En vieux
briscard de la communication, le maire de Béziers, Robert Ménard, ancien
secrétaire général et co-fondateur de l'Organisation non gouvernementale (ONG)
Reporters sans frontière (RSF), a su focaliser les feux de la rampe sur sa
personne dans des moments particulièrement chauds en France, où exprimer sa
haine de l'immigré est devenu, chez une certaine classe politique, presque une
fierté nationale. Quitte à se mettre hors-la-loi, le maire de cette ville
française a refusé de marier un Algérien et une française sous prétexte que le
jeune Algérien se trouve en situation irrégulière en France, sous le coup d'une
obligation de quitter le territoire français (OQTF).

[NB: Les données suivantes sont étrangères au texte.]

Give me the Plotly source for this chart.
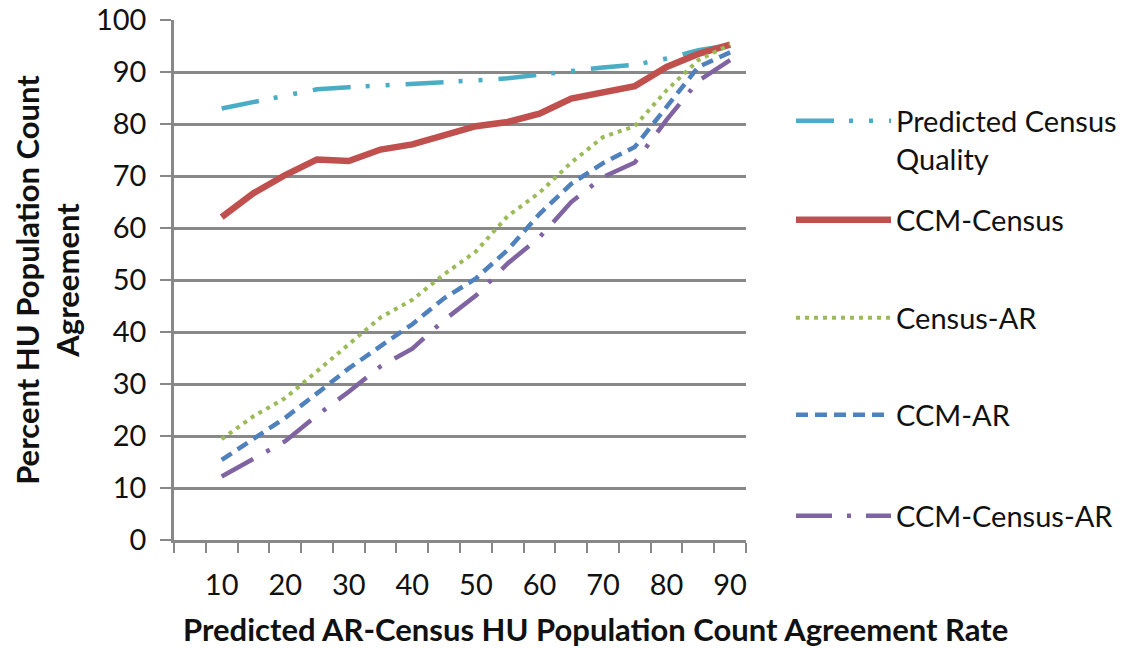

Pourtant, la loi est
claire, notamment l'article 12 de la Convention européenne des droits de
l'Homme, qui stipule qu'«à partir de l'âge nubile, l'homme et la femme ont le
droit de se marier et de fonder une famille selon les lois nationales régissant
l'exercice de ce droit», ainsi que deux décisions du Conseil constitutionnel,
rendues en 1993 et en 2003, qui reconnaissent cette liberté du mariage et sa
conformité quelle que soit la situation administrative des futurs époux. Dans
le cas de ces futurs mariés, l'autorité judiciaire, représentée par le
procureur de la République, ne s'est pas opposée à ce mariage. Que se
passe-t-il dans la tête de ce maire qui veut fonder sa propre République à
l'intérieur de la République française ? En haut lieu, on lui a répondu que
s'il veut qu'une personne en situation irrégulière soit interdite de mariage,
il doit faire une proposition dans ce sens dans la prochaine loi sur
l'immigration. En l'état actuel des choses, il ne peut pas s'opposer à ce
mariage. Il peut, bien sûr, se mettre hors-la-loi, et refuser d'officier ce
mariage, mais il risque gros. Car, la mariée, une Française, qui a tous les
droits qu'il a lui-même, ne lui pardonnera pas cette offense. Déjà, dans le
sillage de sa tentative de ternir l'image du futur mari, affirmant qu'il est
«connu des services de police pour vol avec recel et agression», la future
mariée a dénoncé à travers les médias l'illégalité de la décision du maire, non
sans lancer que «c'est lui le voyou». L'affaire ira devant les tribunaux, car
les futurs époux ont décidé de porter plainte contre le maire en question, qui
risque gros, jusqu'à cinq ans d'emprisonnement et 75.000 euros d'amende, sans
parler de la sanction administrative (le Conseil des ministres peut procéder à
sa suspension).
Que
gagne-t-il dans cette affaire ? Une aura politique dans le cercle de l'extrême
droite. Une partie des Français est, de plus en plus, remontée contre les
étrangers, les Maghrébins particulièrement, suite à un matraquage en règle qui
laisse croire que tous les malheurs de la France sont provoqués par
l'immigration. La tension qui a régné, ces derniers jours, dans plusieurs
régions en France, suite à l'assassinat du jeune Naël,
a légèrement baissé, mais certains veulent encore plus de spectacle.